===== MATERIAL
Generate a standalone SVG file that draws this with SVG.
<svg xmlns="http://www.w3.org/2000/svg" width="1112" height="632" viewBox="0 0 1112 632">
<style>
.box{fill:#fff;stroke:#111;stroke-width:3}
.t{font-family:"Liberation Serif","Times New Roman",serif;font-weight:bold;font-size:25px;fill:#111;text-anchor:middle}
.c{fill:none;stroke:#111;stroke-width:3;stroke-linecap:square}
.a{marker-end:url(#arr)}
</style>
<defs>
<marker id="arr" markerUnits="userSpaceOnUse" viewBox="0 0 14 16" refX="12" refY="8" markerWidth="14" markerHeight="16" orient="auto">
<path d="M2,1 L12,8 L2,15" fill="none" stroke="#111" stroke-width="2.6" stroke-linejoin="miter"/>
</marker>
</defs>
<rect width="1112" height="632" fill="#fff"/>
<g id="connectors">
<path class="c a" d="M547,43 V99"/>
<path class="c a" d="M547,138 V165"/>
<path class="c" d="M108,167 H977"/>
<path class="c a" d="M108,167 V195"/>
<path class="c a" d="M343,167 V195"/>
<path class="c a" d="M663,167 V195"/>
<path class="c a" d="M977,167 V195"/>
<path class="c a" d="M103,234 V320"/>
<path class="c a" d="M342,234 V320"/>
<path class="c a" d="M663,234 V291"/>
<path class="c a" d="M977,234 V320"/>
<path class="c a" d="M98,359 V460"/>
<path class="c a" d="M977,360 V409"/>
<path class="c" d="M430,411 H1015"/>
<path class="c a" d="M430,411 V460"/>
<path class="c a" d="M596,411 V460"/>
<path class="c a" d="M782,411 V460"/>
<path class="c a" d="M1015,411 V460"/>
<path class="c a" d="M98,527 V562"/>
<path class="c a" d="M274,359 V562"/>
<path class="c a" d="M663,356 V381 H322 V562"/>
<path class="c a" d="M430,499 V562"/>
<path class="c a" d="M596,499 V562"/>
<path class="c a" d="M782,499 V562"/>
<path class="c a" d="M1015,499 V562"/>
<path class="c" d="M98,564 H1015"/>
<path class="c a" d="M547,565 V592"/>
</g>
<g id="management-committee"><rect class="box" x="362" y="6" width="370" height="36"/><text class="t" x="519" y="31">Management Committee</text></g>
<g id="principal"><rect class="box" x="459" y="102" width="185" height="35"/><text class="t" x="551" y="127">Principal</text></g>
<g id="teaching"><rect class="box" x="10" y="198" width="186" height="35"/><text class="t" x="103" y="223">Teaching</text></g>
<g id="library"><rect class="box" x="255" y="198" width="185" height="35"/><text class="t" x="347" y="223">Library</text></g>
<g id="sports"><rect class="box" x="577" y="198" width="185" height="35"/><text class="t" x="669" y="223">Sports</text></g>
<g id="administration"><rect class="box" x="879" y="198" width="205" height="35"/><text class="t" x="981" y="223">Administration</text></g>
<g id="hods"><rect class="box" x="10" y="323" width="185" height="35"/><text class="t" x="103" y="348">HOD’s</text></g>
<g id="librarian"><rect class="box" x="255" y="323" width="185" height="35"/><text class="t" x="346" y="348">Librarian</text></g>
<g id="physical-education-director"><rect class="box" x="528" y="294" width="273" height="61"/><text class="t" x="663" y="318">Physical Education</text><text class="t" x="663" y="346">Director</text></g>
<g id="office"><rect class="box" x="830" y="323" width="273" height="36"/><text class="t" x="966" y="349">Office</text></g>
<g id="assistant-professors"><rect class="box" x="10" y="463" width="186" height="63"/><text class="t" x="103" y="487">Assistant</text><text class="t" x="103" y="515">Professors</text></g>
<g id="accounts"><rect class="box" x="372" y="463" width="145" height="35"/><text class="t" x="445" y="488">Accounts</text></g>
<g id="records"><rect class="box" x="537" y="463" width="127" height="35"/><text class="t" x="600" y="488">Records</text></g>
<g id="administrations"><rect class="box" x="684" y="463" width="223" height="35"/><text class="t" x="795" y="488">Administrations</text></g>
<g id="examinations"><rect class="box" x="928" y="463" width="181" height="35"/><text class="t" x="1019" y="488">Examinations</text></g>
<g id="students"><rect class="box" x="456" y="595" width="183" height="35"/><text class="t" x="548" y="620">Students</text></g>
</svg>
==========
_THE TASK_
Make an exact copy of every line in the data.

_ANSWER BELOW_
Generate a standalone SVG file that draws this with SVG.
<svg xmlns="http://www.w3.org/2000/svg" width="1112" height="632" viewBox="0 0 1112 632">
<style>
.box{fill:#fff;stroke:#111;stroke-width:3}
.t{font-family:"Liberation Serif","Times New Roman",serif;font-weight:bold;font-size:25px;fill:#111;text-anchor:middle}
.c{fill:none;stroke:#111;stroke-width:3;stroke-linecap:square}
.a{marker-end:url(#arr)}
</style>
<defs>
<marker id="arr" markerUnits="userSpaceOnUse" viewBox="0 0 14 16" refX="12" refY="8" markerWidth="14" markerHeight="16" orient="auto">
<path d="M2,1 L12,8 L2,15" fill="none" stroke="#111" stroke-width="2.6" stroke-linejoin="miter"/>
</marker>
</defs>
<rect width="1112" height="632" fill="#fff"/>
<g id="connectors">
<path class="c a" d="M547,43 V99"/>
<path class="c a" d="M547,138 V165"/>
<path class="c" d="M108,167 H977"/>
<path class="c a" d="M108,167 V195"/>
<path class="c a" d="M343,167 V195"/>
<path class="c a" d="M663,167 V195"/>
<path class="c a" d="M977,167 V195"/>
<path class="c a" d="M103,234 V320"/>
<path class="c a" d="M342,234 V320"/>
<path class="c a" d="M663,234 V291"/>
<path class="c a" d="M977,234 V320"/>
<path class="c a" d="M98,359 V460"/>
<path class="c a" d="M977,360 V409"/>
<path class="c" d="M430,411 H1015"/>
<path class="c a" d="M430,411 V460"/>
<path class="c a" d="M596,411 V460"/>
<path class="c a" d="M782,411 V460"/>
<path class="c a" d="M1015,411 V460"/>
<path class="c a" d="M98,527 V562"/>
<path class="c a" d="M274,359 V562"/>
<path class="c a" d="M663,356 V381 H322 V562"/>
<path class="c a" d="M430,499 V562"/>
<path class="c a" d="M596,499 V562"/>
<path class="c a" d="M782,499 V562"/>
<path class="c a" d="M1015,499 V562"/>
<path class="c" d="M98,564 H1015"/>
<path class="c a" d="M547,565 V592"/>
</g>
<g id="management-committee"><rect class="box" x="362" y="6" width="370" height="36"/><text class="t" x="519" y="31">Management Committee</text></g>
<g id="principal"><rect class="box" x="459" y="102" width="185" height="35"/><text class="t" x="551" y="127">Principal</text></g>
<g id="teaching"><rect class="box" x="10" y="198" width="186" height="35"/><text class="t" x="103" y="223">Teaching</text></g>
<g id="library"><rect class="box" x="255" y="198" width="185" height="35"/><text class="t" x="347" y="223">Library</text></g>
<g id="sports"><rect class="box" x="577" y="198" width="185" height="35"/><text class="t" x="669" y="223">Sports</text></g>
<g id="administration"><rect class="box" x="879" y="198" width="205" height="35"/><text class="t" x="981" y="223">Administration</text></g>
<g id="hods"><rect class="box" x="10" y="323" width="185" height="35"/><text class="t" x="103" y="348">HOD’s</text></g>
<g id="librarian"><rect class="box" x="255" y="323" width="185" height="35"/><text class="t" x="346" y="348">Librarian</text></g>
<g id="physical-education-director"><rect class="box" x="528" y="294" width="273" height="61"/><text class="t" x="663" y="318">Physical Education</text><text class="t" x="663" y="346">Director</text></g>
<g id="office"><rect class="box" x="830" y="323" width="273" height="36"/><text class="t" x="966" y="349">Office</text></g>
<g id="assistant-professors"><rect class="box" x="10" y="463" width="186" height="63"/><text class="t" x="103" y="487">Assistant</text><text class="t" x="103" y="515">Professors</text></g>
<g id="accounts"><rect class="box" x="372" y="463" width="145" height="35"/><text class="t" x="445" y="488">Accounts</text></g>
<g id="records"><rect class="box" x="537" y="463" width="127" height="35"/><text class="t" x="600" y="488">Records</text></g>
<g id="administrations"><rect class="box" x="684" y="463" width="223" height="35"/><text class="t" x="795" y="488">Administrations</text></g>
<g id="examinations"><rect class="box" x="928" y="463" width="181" height="35"/><text class="t" x="1019" y="488">Examinations</text></g>
<g id="students"><rect class="box" x="456" y="595" width="183" height="35"/><text class="t" x="548" y="620">Students</text></g>
</svg>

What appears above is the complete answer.